Flowers and messages sit in front of the building where two children were stabbed to death allegedly by their nanny in a family’s Upper West Side apartment on October 26, 2012 in New York City
The devastated mother of two young children killed by their New York nanny broke down on the stand Friday, yelling that the former caregiver was “evil” and a “liar” before twice fleeing the court room.
Yoselyn Ortega is on trial for murdering Lucia, six, and Leo, two, with a kitchen knife in the bathroom of their Upper West Side apartment on October 25, 2012. Ortega, 55, does not deny the killings, but is pleading insanity.
It was a case that terrified working parents all over the world and went on to inspire a best-selling novel that explored the relationship between a working mother and the woman she hires to look after her young children.
Marina Krim, 41, tearfully fled the stand twice while testifying for a second day — once under cross-examination by the defense after becoming increasingly agitated by the questions — and again while being questioned by the prosecution.
“Because she is evil,” she screamed in reference to the Dominican-born former caregiver who looked after her children for two and a half years before killing them.
“You are liars,” Krim shouted. “You are evil,” she added as she left the courtroom for a brief break through the witness room door.
Ortega remained impassive. Her eyes motionless behind her glasses as she sat next to her lawyer in the Manhattan court room.
After she returned to court, the judge waived objections from the defense to allow the prosecuting lawyer to talk Krim through an incident she wanted to tell the court.

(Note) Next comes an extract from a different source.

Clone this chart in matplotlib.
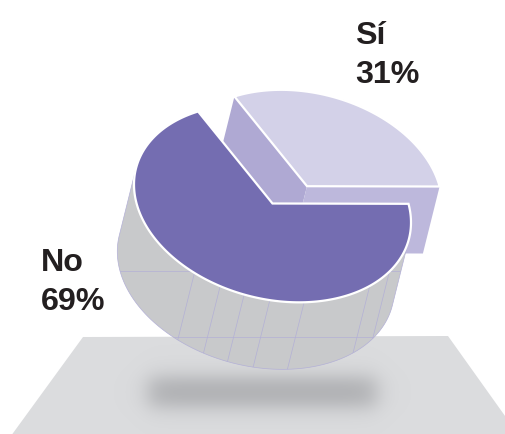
import numpy as np
import matplotlib
matplotlib.use("Agg")
import matplotlib.pyplot as plt
from matplotlib.patches import Polygon

plt.rcParams['font.family'] = ['Liberation Sans', 'DejaVu Sans']

# valores del grafico
categories = ['No', 'Sí']
shares = [69, 31]

WIDTH, HEIGHT = 505, 435

# disco inclinado: matriz circulo -> pixeles, centro y espesor
center = np.array([272.5, 204.5])
tilt = np.array([[138.5, 0.0], [19.0, 97.0]])
depth = np.array([-16.7, 67.0])
explode = np.array([34.5, -17.3])
si_scale = 0.975
si_start = -122.5

# rayas finas del lateral
side_angles = [124.3, 112.2, 101.8, 91.1, 76.8, 45.4, 32.4]
side_rows = [272, 338]

C_FLOOR = '#DBDCDE'
C_SHADOW = '#ABACAF'
C_SIDE = '#C8C9CB'
C_GRID = '#B3B0D6'
C_NO = '#746DB1'
C_SI_TOP = '#D3D1E8'
C_SI_WALL_A = '#AFA9D3'
C_SI_WALL_B = '#BDB8DC'
C_TEXT = '#231F20'


def arc(t0, t1, n=200):
    t = np.radians(np.linspace(t0, t1, n))
    return center + (tilt @ np.vstack([np.cos(t), np.sin(t)])).T


def point(t):
    return arc(t, t, 1)[0]


def soft_band(v, low, high, soft):
    return 0.5 * (np.tanh((v - low) / soft) - np.tanh((v - high) / soft))


fig = plt.figure(figsize=(WIDTH / 100, HEIGHT / 100), dpi=100)
ax = fig.add_axes([0, 0, 1, 1])
ax.set_xlim(0, WIDTH)
ax.set_ylim(HEIGHT, 0)
ax.axis('off')

# suelo
floor = Polygon([(83, 338), (448, 337), (530, 452), (0, 452)], closed=True,
                facecolor=C_FLOOR, edgecolor='none', zorder=1)
ax.add_patch(floor)

# sombra difusa sobre el suelo
xx, yy = np.meshgrid(np.arange(WIDTH), np.arange(HEIGHT))
shadow = np.zeros((HEIGHT, WIDTH, 4))
shadow[..., :3] = matplotlib.colors.to_rgb(C_SHADOW)
shadow[..., 3] = soft_band(xx, 148, 376, 13) * soft_band(yy, 378, 407, 12)
im = ax.imshow(shadow, extent=(0, WIDTH, HEIGHT, 0), zorder=2, aspect='auto',
               interpolation='bilinear')
im.set_clip_path(floor)
ax.set_xlim(0, WIDTH)
ax.set_ylim(HEIGHT, 0)

# angulos de cada porcion a partir de los porcentajes
si_sweep = shares[1] / sum(shares) * 360
si_end = si_start + si_sweep
no_start = si_end
no_end = si_start + 360

# porcion Sí, separada del disco y algo mas pequena
apex = center + explode
si_arc = center + (arc(si_start, si_end) - center) * si_scale + explode
s0 = si_arc[0]
s1 = si_arc[-1]
ax.add_patch(Polygon([s0, apex, apex + depth, s0 + depth], closed=True,
                     facecolor=C_SI_WALL_A, edgecolor='none', zorder=3))
ax.add_patch(Polygon([apex, s1, s1 + depth, apex + depth], closed=True,
                     facecolor=C_SI_WALL_B, edgecolor='none', zorder=3))
ax.add_patch(Polygon(np.vstack([apex, si_arc]), closed=True,
                     facecolor=C_SI_TOP, edgecolor='white', linewidth=1.6,
                     joinstyle='miter', zorder=4))

# lateral visible de la porcion No
u = np.linalg.solve(tilt, depth)
tangent = np.degrees(np.arctan2(u[1], u[0]))
top = arc(tangent - 90, tangent + 90)
side = Polygon(np.vstack([top, (top + depth)[::-1]]), closed=True,
               facecolor=C_SIDE, edgecolor=C_GRID, linewidth=0.5, zorder=5)
ax.add_patch(side)
for t in side_angles:
    p = point(t)
    line, = ax.plot([p[0], p[0] + depth[0]], [p[1], p[1] + depth[1]],
                    color=C_GRID, lw=0.5, zorder=6)
    line.set_clip_path(side)
for row in side_rows:
    line, = ax.plot([0, WIDTH], [row, row], color=C_GRID, lw=0.5, zorder=6)
    line.set_clip_path(side)

# cara superior de la porcion No
ax.add_patch(Polygon(np.vstack([center, arc(no_start, no_end)]), closed=True,
                     facecolor=C_NO, edgecolor='white', linewidth=1.6,
                     joinstyle='miter', zorder=7))

# etiquetas
label_pos = {'No': (41, 271), 'Sí': (355, 44)}
for cat, share in zip(categories, shares):
    x, y = label_pos[cat]
    ax.text(x, y, cat, fontsize=23.2, fontweight='bold', color=C_TEXT,
            ha='left', va='baseline', zorder=8)
    ax.text(x, y + 39, f'{share}%', fontsize=23.2, fontweight='bold', color=C_TEXT,
            ha='left', va='baseline', zorder=8)

fig.savefig('out.png', dpi=100, facecolor='white')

Stifling her sobs, Krim recounted the pain of suffering a miscarriage shortly before the killings and of Ortega’s response that particularly troubled her.
Krim said when she first told the defendant that she was pregnant, Ortega “gave me this giant hug, and she said, ‘I am so happy, I love you, I love you.'”
But when she later told her about the miscarriage, “she did not give me a hug, she gave me no emotion at all, she actually looked mad at me that I had a miscarriage.”
Krim then screamed: “She is a narcissist, it’s all about money, it’s all about money!”
She also testified about another moment in the kitchen once as she readied to go out. “She (Ortega) was just looking at me with this glare on her face that was just pure evil,” Krim told the jury.
When the prosecution tried to move on, Krim left the room shouting and did not return, leading the prosecuting lawyers to call another witness in what is expected to be a three-month trial.
Krim and her husband Kevin have had two more children since Lucia, known to her family as Lulu, and Leo were killed. They also founded a foundation that nurtures creativity among children facing adversity.
The killings served as the inspiration for “Chanson Douce” — a best-selling novel that earned author Leila Slimani France’s top literary prize, the Goncourt, in 2016.
The novel, set in Paris, was translated as “Lullaby” in Britain and in the United States as “The Perfect Nanny,” where it was less commercially successful than in Europe.